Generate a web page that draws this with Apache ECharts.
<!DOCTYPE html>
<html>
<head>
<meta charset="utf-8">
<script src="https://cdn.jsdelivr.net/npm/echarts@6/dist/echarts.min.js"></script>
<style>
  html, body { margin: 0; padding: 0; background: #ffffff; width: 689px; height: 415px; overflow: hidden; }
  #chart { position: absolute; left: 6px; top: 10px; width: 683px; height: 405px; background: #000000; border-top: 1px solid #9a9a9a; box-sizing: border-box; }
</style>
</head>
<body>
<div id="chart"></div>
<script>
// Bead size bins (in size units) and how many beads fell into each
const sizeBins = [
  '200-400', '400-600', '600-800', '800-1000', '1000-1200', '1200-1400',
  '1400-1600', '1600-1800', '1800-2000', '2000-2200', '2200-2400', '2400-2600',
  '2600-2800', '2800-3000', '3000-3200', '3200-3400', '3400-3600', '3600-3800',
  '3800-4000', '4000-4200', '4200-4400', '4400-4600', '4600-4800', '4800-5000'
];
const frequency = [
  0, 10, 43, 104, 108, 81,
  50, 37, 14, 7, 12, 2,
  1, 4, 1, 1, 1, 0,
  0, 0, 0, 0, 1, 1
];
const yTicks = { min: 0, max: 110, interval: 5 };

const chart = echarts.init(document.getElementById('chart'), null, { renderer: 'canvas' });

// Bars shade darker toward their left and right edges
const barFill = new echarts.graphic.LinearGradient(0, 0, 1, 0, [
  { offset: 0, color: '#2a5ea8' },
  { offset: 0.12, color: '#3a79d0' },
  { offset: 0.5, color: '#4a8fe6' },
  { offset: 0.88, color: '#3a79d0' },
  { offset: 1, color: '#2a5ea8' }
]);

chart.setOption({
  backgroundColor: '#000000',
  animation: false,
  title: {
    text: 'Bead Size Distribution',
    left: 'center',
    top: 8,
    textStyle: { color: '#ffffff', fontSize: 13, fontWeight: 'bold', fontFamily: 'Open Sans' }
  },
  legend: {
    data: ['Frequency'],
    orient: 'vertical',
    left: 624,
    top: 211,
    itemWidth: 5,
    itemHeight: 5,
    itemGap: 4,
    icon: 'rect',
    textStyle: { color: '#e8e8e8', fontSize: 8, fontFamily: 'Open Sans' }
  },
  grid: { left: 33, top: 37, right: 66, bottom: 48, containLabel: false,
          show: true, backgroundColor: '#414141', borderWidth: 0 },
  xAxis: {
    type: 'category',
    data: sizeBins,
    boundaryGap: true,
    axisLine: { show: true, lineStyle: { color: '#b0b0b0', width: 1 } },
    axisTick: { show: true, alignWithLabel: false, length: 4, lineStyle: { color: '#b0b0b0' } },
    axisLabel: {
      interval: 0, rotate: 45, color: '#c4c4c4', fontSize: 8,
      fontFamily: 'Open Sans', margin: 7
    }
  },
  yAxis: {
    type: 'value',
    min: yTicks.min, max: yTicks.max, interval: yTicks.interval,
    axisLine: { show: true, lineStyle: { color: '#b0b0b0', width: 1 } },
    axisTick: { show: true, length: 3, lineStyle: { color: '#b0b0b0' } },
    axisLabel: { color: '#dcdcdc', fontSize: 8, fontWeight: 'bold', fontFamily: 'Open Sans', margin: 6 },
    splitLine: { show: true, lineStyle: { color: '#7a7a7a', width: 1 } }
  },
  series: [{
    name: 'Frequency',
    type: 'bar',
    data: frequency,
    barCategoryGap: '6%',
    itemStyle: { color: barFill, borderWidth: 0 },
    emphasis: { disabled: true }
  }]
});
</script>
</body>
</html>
:::
Directions — Output the complete data exactly as written.

Solution for this problem —
Generate a web page that draws this with Apache ECharts.
<!DOCTYPE html>
<html>
<head>
<meta charset="utf-8">
<script src="https://cdn.jsdelivr.net/npm/echarts@6/dist/echarts.min.js"></script>
<style>
  html, body { margin: 0; padding: 0; background: #ffffff; width: 689px; height: 415px; overflow: hidden; }
  #chart { position: absolute; left: 6px; top: 10px; width: 683px; height: 405px; background: #000000; border-top: 1px solid #9a9a9a; box-sizing: border-box; }
</style>
</head>
<body>
<div id="chart"></div>
<script>
// Bead size bins (in size units) and how many beads fell into each
const sizeBins = [
  '200-400', '400-600', '600-800', '800-1000', '1000-1200', '1200-1400',
  '1400-1600', '1600-1800', '1800-2000', '2000-2200', '2200-2400', '2400-2600',
  '2600-2800', '2800-3000', '3000-3200', '3200-3400', '3400-3600', '3600-3800',
  '3800-4000', '4000-4200', '4200-4400', '4400-4600', '4600-4800', '4800-5000'
];
const frequency = [
  0, 10, 43, 104, 108, 81,
  50, 37, 14, 7, 12, 2,
  1, 4, 1, 1, 1, 0,
  0, 0, 0, 0, 1, 1
];
const yTicks = { min: 0, max: 110, interval: 5 };

const chart = echarts.init(document.getElementById('chart'), null, { renderer: 'canvas' });

// Bars shade darker toward their left and right edges
const barFill = new echarts.graphic.LinearGradient(0, 0, 1, 0, [
  { offset: 0, color: '#2a5ea8' },
  { offset: 0.12, color: '#3a79d0' },
  { offset: 0.5, color: '#4a8fe6' },
  { offset: 0.88, color: '#3a79d0' },
  { offset: 1, color: '#2a5ea8' }
]);

chart.setOption({
  backgroundColor: '#000000',
  animation: false,
  title: {
    text: 'Bead Size Distribution',
    left: 'center',
    top: 8,
    textStyle: { color: '#ffffff', fontSize: 13, fontWeight: 'bold', fontFamily: 'Open Sans' }
  },
  legend: {
    data: ['Frequency'],
    orient: 'vertical',
    left: 624,
    top: 211,
    itemWidth: 5,
    itemHeight: 5,
    itemGap: 4,
    icon: 'rect',
    textStyle: { color: '#e8e8e8', fontSize: 8, fontFamily: 'Open Sans' }
  },
  grid: { left: 33, top: 37, right: 66, bottom: 48, containLabel: false,
          show: true, backgroundColor: '#414141', borderWidth: 0 },
  xAxis: {
    type: 'category',
    data: sizeBins,
    boundaryGap: true,
    axisLine: { show: true, lineStyle: { color: '#b0b0b0', width: 1 } },
    axisTick: { show: true, alignWithLabel: false, length: 4, lineStyle: { color: '#b0b0b0' } },
    axisLabel: {
      interval: 0, rotate: 45, color: '#c4c4c4', fontSize: 8,
      fontFamily: 'Open Sans', margin: 7
    }
  },
  yAxis: {
    type: 'value',
    min: yTicks.min, max: yTicks.max, interval: yTicks.interval,
    axisLine: { show: true, lineStyle: { color: '#b0b0b0', width: 1 } },
    axisTick: { show: true, length: 3, lineStyle: { color: '#b0b0b0' } },
    axisLabel: { color: '#dcdcdc', fontSize: 8, fontWeight: 'bold', fontFamily: 'Open Sans', margin: 6 },
    splitLine: { show: true, lineStyle: { color: '#7a7a7a', width: 1 } }
  },
  series: [{
    name: 'Frequency',
    type: 'bar',
    data: frequency,
    barCategoryGap: '6%',
    itemStyle: { color: barFill, borderWidth: 0 },
    emphasis: { disabled: true }
  }]
});
</script>
</body>
</html>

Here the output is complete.